In a corner overlooking one of the most charming scenes on this river, with an extended plateau of level land reaching down to the sea, was situated the then happy homestead of Mr. Wellman, who had emigrated to the Colony some ten years previously, and purchased a large tract of land in and around the locality in which his home was built, which, though as a matter of course, in that early stage of the Colony’s existence, was not of any great pretensions to architectural beauty, was, nevertheless, a handsome, comfortable two-storied house in cottage style, with a deep verandah encircling it, and a luxuriant and blooming flower and fruit garden, at the time we write, surrounding it.
Such was the appearance of Glenfairy in the month of August, 1859. (11-12)
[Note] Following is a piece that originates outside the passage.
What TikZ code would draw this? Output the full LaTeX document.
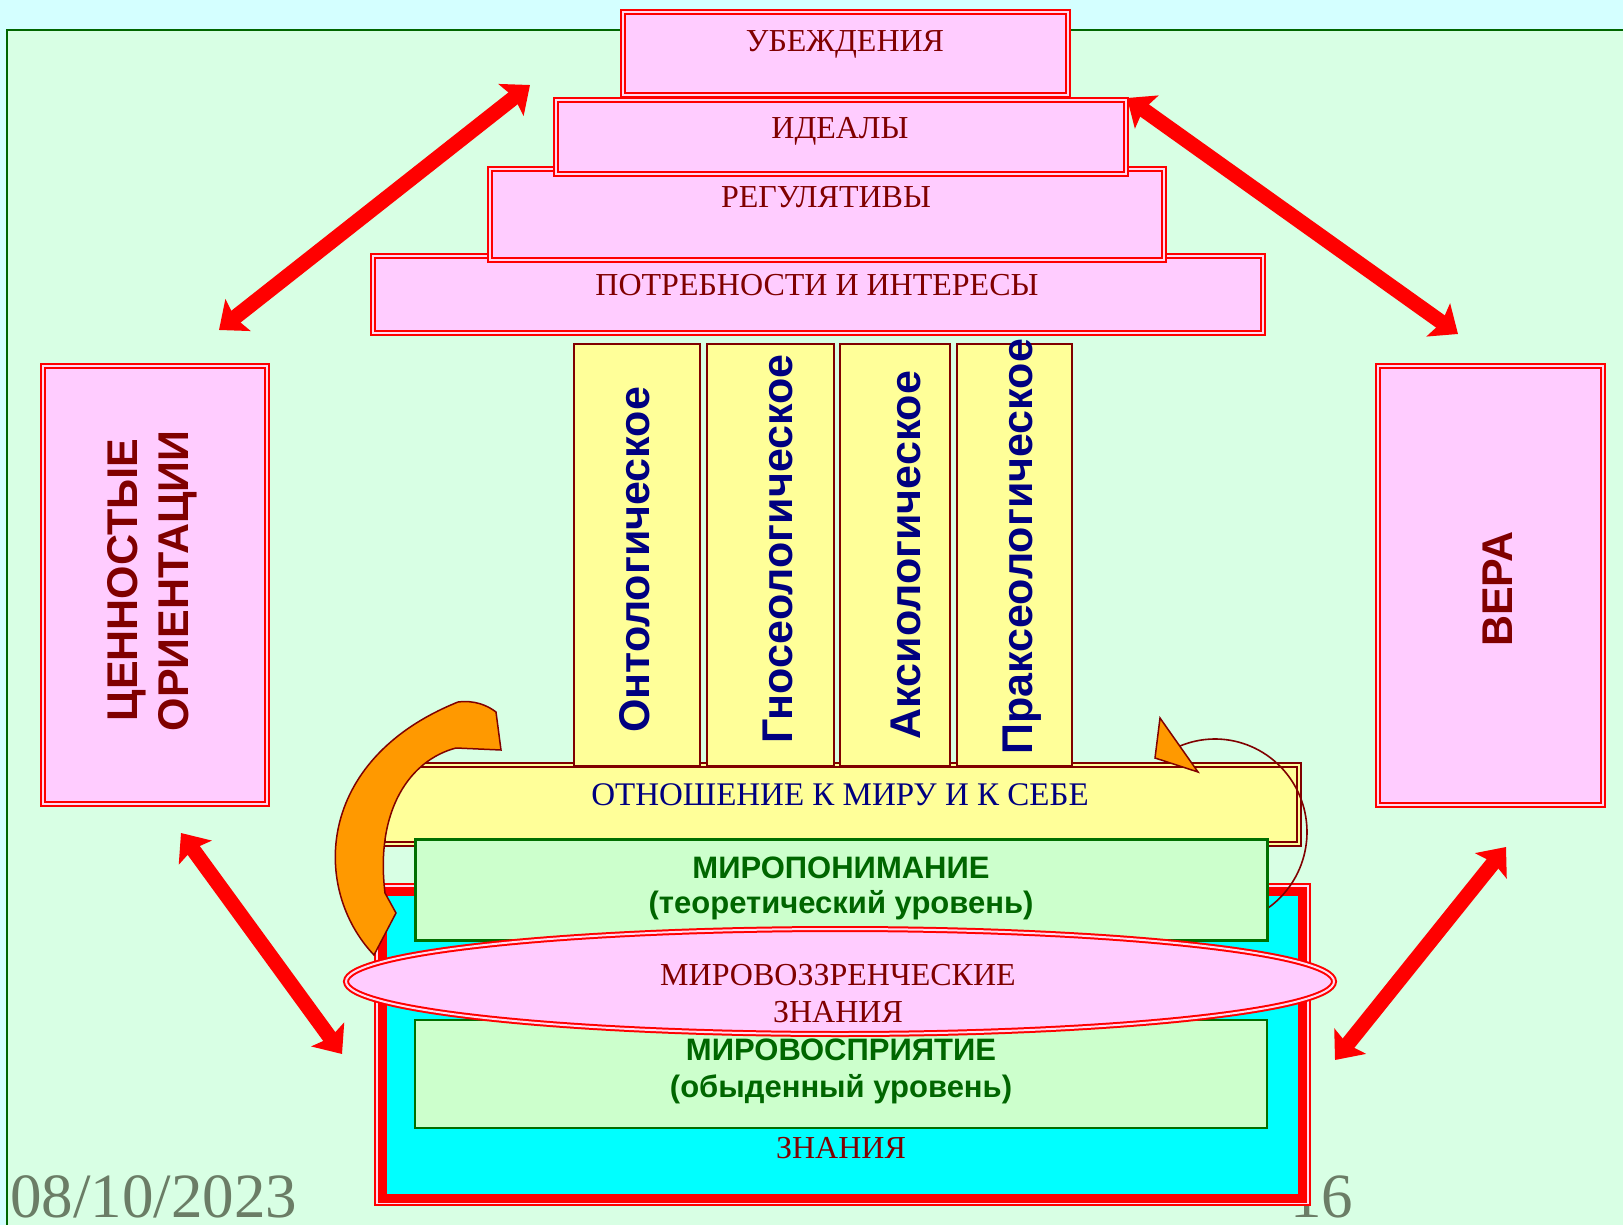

A few lines later the Wellman sisters go to meet their mother in the garden:
The becoming little hats and feathers, and neat cloaks, were soon donned, and the girls joined their mother, a lady of quiet and endearing manner, though, to strangers, seeming proud and reserved, which soon thawed off under her real kind nature. She was much loved by all who knew her, though from the reserve and quiet manner natural to her, she seldom mixed with her neighbours. A pleased and happy smile greeted the fair sisters.
“I have been, whilst waiting for you, my children, enjoying a little quiet thought in viewing our beautiful gardens and the pretty view of our fertile fields; how grateful and happy we should be after all our wanderings to have so sweet a home in so healthy a clime.” (13-14)
Lines Written on Visiting Glenavon during the War 1860
Emily Harris’s return to a place where pre-war memories are abundant gives rise to a lament for current difficulties and the recent loss of her brother. Her poem is unusual in its form, a five-line stanza in which first, third and fourth lines rhyme but second and fifth (shorter and functioning as percussive emphasis) are unrhymed. See Michele Leggott, ‘Writing Lines: Emily Harris’s Taranaki War.’
The Des Voeux’s & Kings were living in a large store divided into rooms by curtains & rough boards
Emily’s description of the store room above John Veale’s shop in lower Brougham St matches Stoney’s account of the St Pierre family’s lodging in New Plymouth: ‘A house lately built and fitted as a goods store was taken by the St. Pierres, and though much cramped as to room, and changed from the spacious mansion they had left, […] their position compared to that of many others was enviable.’ (53)
I can send a servant to Mrs Hoskin’s
Mrs Hoskin was the widow of storekeeper Peter Facey Hoskin, who died 22 Oct 1860, aged 47. (Taranaki Herald 27 Oct 1860: 2)
It was a work on Tasmania written by himself
Emily and Catherine Des Voeux assess Stoney’s 1856 edition of A Residence in Tasmania and find it wanting in substance and style. According to Tony Marshall, their response was shared by contemporary reviewers: ‘Indeed, a review in the London Spectator commented, rather harshly, that the contributions by Stoney’s friends “exhibit fuller characteristics of Tasmanian life than anything the author himself records.”’ (40) Emily comments in hindsight that Stoney’s experience of Tasmania influenced Charles Des Voeux’s decision to move his family to Hobart in 1861.
Major Paul came in, quite out of breath
Major James Paul (born 1825) was Major of Brigade, 65th Regiment. See ‘Officers of the 65th in New Zealand.’
One poor fellow was shot in a fight a very short time after.
(Perhaps Lieutenant Jackson (died 23 Jan 1861), who arrived in Taranaki from Melbourne 24 Apr 1860 with 40th Regiment reinforcements. He was killed in action at Huirangi during the Māori attack on No. 3 Redoubt.
Taranaki Herald 26 Jan 1861: 2. Continuation of Journal of Events. Thursday [24 Jan]. Lieut. Jackson, with George Chubb, R.E., and Ed. Archer, 12th Regt., were buried at St. Mary’s Churchyard, with military honors, at 4 p.m., the 65th and Rifle Volunteers’ Bands playing the funeral march. This young and gallant officer was followed to the grave by a numerous procession of military and civilians, anxious to show every mark of respect to his memory.